The fund operates like a venture capitalist, said Steer, meaning it takes high-risk actions with the potential for high-impact. “That means that we can go into things knowing that they may fail, if we believe that the potential return is large enough.”

What about Amazon’s carbon emissions? 

Bezos is also the founder and chair of Amazon, which in 2019 pledged to meet net-zero carbon emissions by 2040, ten years ahead of the goal set by the Paris Agreement. However, the company’s emissions have actually grown in the past few years, according to Amazon’s most recent sustainability report. It released 71.54 million metric tons of carbon dioxide in 2021, an 18 percent increase from 2020 and up 40 percent from 2019.

The company has also had an outsized impact on port pollution and congestion, with imports from Amazon, Target, Walmart and Ikea responsible for 20 million metric tons of carbon dioxide emissions from marine shipping between 2018 and 2020, according to a study by environmental groups and Pacific Environment.

And in 2022, a New Climate Institute report identified Amazon as among 25 companies not doing enough to meet their emission pledges. Meanwhile, Amazon Employees for Climate Justice, a group of workers advocating on climate issues, have long pushed the company to commit more money towards climate change responses.

“This is a journey, and there will be times when emissions go up, either because your sales go up or for some other reason,” Steer told Zero regarding Amazon’s recent emissions. “The point is to keep your eye on the prize to 2025, 2030, 2040 and so on.”

Are billionaires the future of philanthropy?
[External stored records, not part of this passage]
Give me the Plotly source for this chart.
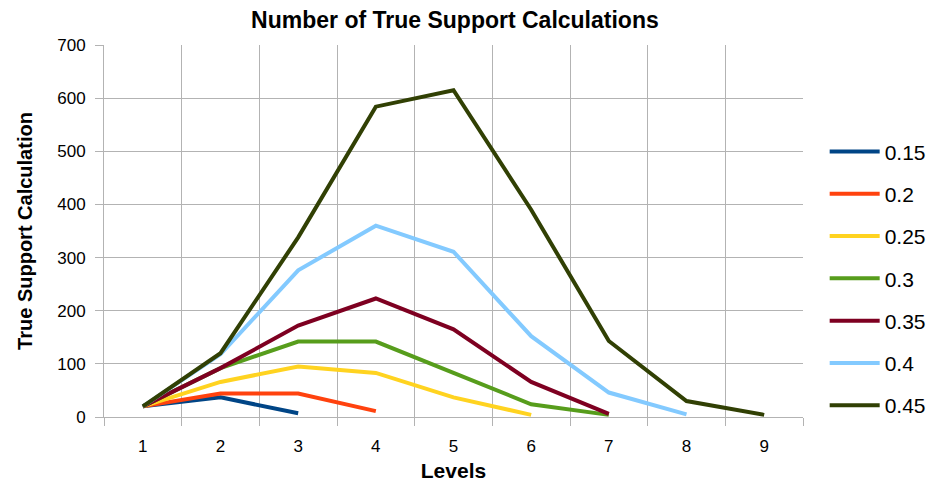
import plotly.graph_objects as go

# Levels on the x axis
levels = [1, 2, 3, 4, 5, 6, 7, 8, 9]

# Minimum-support thresholds (series names) and their counts per level
s015 = [20, 37, 7]
s020 = [20, 44, 44, 11]
s025 = [20, 66, 95, 83, 37, 4]
s030 = [20, 92, 142, 142, 83, 24, 4]
s035 = [20, 92, 172, 223, 165, 66, 6]
s040 = [20, 118, 276, 360, 311, 152, 46, 5]
s045 = [20, 120, 338, 584, 615, 390, 143, 30, 4]

series = [
    ("0.15", s015, "#004586"),
    ("0.2", s020, "#ff420e"),
    ("0.25", s025, "#ffd320"),
    ("0.3", s030, "#579d1c"),
    ("0.35", s035, "#7e0021"),
    ("0.4", s040, "#83caff"),
    ("0.45", s045, "#314004"),
]

y_ticks = [0, 100, 200, 300, 400, 500, 600, 700]

fig = go.Figure()
for name, vals, color in series:
    fig.add_trace(go.Scatter(
        x=levels[:len(vals)], y=vals, name=name, mode="lines",
        legendgroup=name,
        line=dict(color=color, width=4),
    ))

grid = "#b3b3b3"
font = "Liberation Sans, Arial, sans-serif"

fig.update_layout(
    width=938, height=482,
    margin=dict(l=104, r=135, t=45, b=65, autoexpand=False),
    paper_bgcolor="white", plot_bgcolor="white",
    font=dict(family=font, color="black", size=17),
    title=dict(text="<b>Number of True Support Calculations</b>",
               x=0.485, xanchor="center", y=0.958, yanchor="middle",
               font=dict(size=23)),
    showlegend=True,
    legend=dict(x=1.031, y=0.768, xanchor="left", yanchor="top",
                font=dict(size=21), tracegroupgap=12,
                itemwidth=50, bgcolor="rgba(0,0,0,0)"),
    xaxis=dict(
        range=[0.5, 9.5], tickmode="array", tickvals=levels,
        ticktext=[str(v) for v in levels], automargin=False,
        showgrid=False, ticks="", showline=True, linecolor=grid,
        zeroline=False, ticklabelstandoff=14,
        tickfont=dict(size=17),
        minor=dict(tickvals=[v - 0.5 for v in levels] + [9.5],
                   showgrid=True, gridcolor=grid, gridwidth=1,
                   ticks="outside", ticklen=8, tickcolor=grid),
        title=dict(text="<b>Levels</b>", font=dict(size=21), standoff=8),
    ),
    yaxis=dict(
        range=[0, 700], tickvals=y_ticks, automargin=False,
        showgrid=True, gridcolor=grid, gridwidth=1,
        ticks="outside", ticklen=8, tickcolor=grid,
        showline=True, linecolor=grid, zeroline=False,
        tickfont=dict(size=17), ticklabelstandoff=6,
        title=dict(text="<b>True Support Calculation</b>", font=dict(size=20),
                   standoff=19),
    ),
)

fig.write_html("out.html")
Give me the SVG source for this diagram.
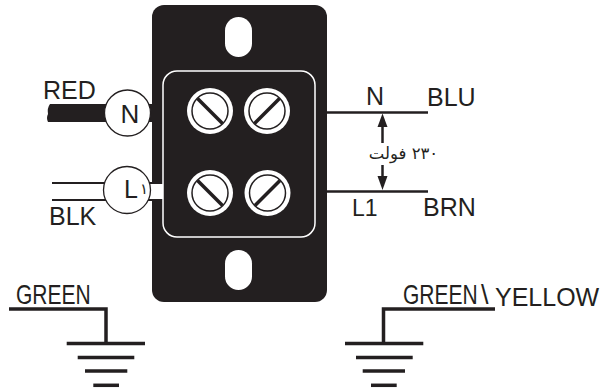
<svg xmlns="http://www.w3.org/2000/svg" width="601" height="389" viewBox="0 0 601 389">
<style>
.t{font-family:"Liberation Sans",Arial,sans-serif;fill:#231f20}
.ar{font-family:"DejaVu Sans",sans-serif;fill:#231f20}
.w{stroke:#231f20;fill:none}
.screw-ring{fill:#fff}
.screw-in{fill:#fff;stroke:#231f20;stroke-width:1.5}
.slash{stroke:#231f20;stroke-width:3.5}
.term{fill:#fff;stroke:#231f20;stroke-width:1.3}
.g{stroke:#231f20;stroke-width:3.5;fill:none}
</style>
<defs>
<g id="screwA"><circle r="23" class="screw-ring"/><circle r="18" class="screw-in"/><line x1="-12.5" y1="-12.5" x2="12.5" y2="12.5" class="slash"/></g>
<g id="screwB"><circle r="23" class="screw-ring"/><circle r="18" class="screw-in"/><line x1="12.5" y1="-12.5" x2="-12.5" y2="12.5" class="slash"/></g>
</defs>
<rect width="601" height="389" fill="#fff"/>
<g id="connectors">
<path d="M50,104 L152,104 L152,122 L48,122 Q46,118 48,114 Q47,108 50,104 Z" fill="#231f20"/>
<line x1="52" y1="183" x2="153" y2="183" class="w" stroke-width="2"/>
<line x1="52" y1="200" x2="153" y2="200" class="w" stroke-width="2"/>
<line x1="326" y1="112.5" x2="428" y2="112.5" class="w" stroke-width="2.5"/>
<line x1="326" y1="191.5" x2="428" y2="191.5" class="w" stroke-width="2.5"/>
<line x1="382.5" y1="125" x2="382.5" y2="143" class="w" stroke-width="2.5"/>
<polygon points="382.5,113.5 377.5,127 387.5,127" fill="#231f20"/>
<line x1="382.5" y1="165" x2="382.5" y2="178" class="w" stroke-width="2.5"/>
<polygon points="377.5,176 387.5,176 382.5,190" fill="#231f20"/>
</g>
<g id="plate">
<rect x="152" y="5" width="175" height="297" rx="12" fill="#231f20"/>
<rect x="225" y="17" width="27" height="40" rx="13.5" fill="#fff"/>
<rect x="225" y="250" width="27" height="40" rx="13.5" fill="#fff"/>
<rect x="163" y="71" width="152" height="166" rx="14" fill="none" stroke="#fff" stroke-width="1.5"/>
<rect x="152" y="184" width="11" height="15" fill="#fff"/>
<use href="#screwA" x="210" y="111"/>
<use href="#screwB" x="267" y="111"/>
<use href="#screwA" x="210" y="193"/>
<use href="#screwB" x="267.5" y="193"/>
</g>
<g id="n-terminal">
<circle cx="127.5" cy="113" r="23" class="term"/>
<text x="130" y="122.5" font-size="26" text-anchor="middle" class="t">N</text>
</g>
<g id="l-terminal">
<circle cx="127" cy="190" r="23.5" class="term"/>
<text x="124" y="198" font-size="25" class="t">L<tspan class="ar" font-size="15" dx="2" dy="-4">١</tspan></text>
</g>
<g id="labels">
<text x="43" y="99" font-size="25" class="t">RED</text>
<text x="49" y="224.5" font-size="25" class="t">BLK</text>
<text x="366" y="105" font-size="25" class="t">N</text>
<text x="427" y="105.5" font-size="25" class="t">BLU</text>
<text x="352" y="215.5" font-size="23" class="t">L1</text>
<text x="423" y="215.5" font-size="25" class="t">BRN</text>
<text x="403.5" y="159" font-size="16.5" text-anchor="middle" class="ar">٢٣٠ فولت</text>
</g>
<g id="ground-left">
<polyline points="9,309 106,309 106,343" class="g"/>
<line x1="66.7" y1="343.5" x2="145" y2="343.5" class="g"/>
<line x1="77.7" y1="357.5" x2="134.3" y2="357.5" class="g"/>
<line x1="85" y1="371" x2="127.3" y2="371" class="g"/>
<line x1="93.3" y1="385.3" x2="119" y2="385.3" class="g"/>
<text transform="translate(16,304) scale(0.75,1)" font-size="28" class="t">GREEN</text>
</g>
<g id="ground-right">
<polyline points="495,309 383.5,309 383.5,343" class="g"/>
<line x1="345" y1="343.5" x2="423.3" y2="343.5" class="g"/>
<line x1="356" y1="357.5" x2="412.7" y2="357.5" class="g"/>
<line x1="362.7" y1="371" x2="405" y2="371" class="g"/>
<line x1="371" y1="385.3" x2="396.7" y2="385.3" class="g"/>
<text transform="translate(403,304) scale(0.75,1)" font-size="28" class="t">GREEN</text>
<text x="481" y="304" font-size="27" class="t">\</text>
<text x="495" y="305.5" font-size="25" class="t">YELLOW</text>
</g>
</svg>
The Bezos Earth Fund head also noted the recent transition towards billionaires taking on climate philanthropy. “One of the great things about some modern philanthropies is that they’re based upon wealth that came because of great ambition and brilliance on the part of their leaders,” said Steer. “For too long, environmentalism has been very well-intentioned and often excellent, but hasn’t necessarily benefited from the kind of leadership that some modern philanthropies can be helpful in providing.”

Billionaire Michael Bloomberg has reportedly invested more than $1.5 billion towards climate and environmental issues, while Bill Gates has invested at least $2 billion in climate technologies.

“I’ve been impressed by how philanthropists are able to work together,” said Steer, when asked if billionaires might attempt to one-up each other with climate pledges. “That’s not to say that, from time to time, there would not be some competition.”

Can Jeff Bezos’ Earth Fund Offset Amazon’s Environmental Impact?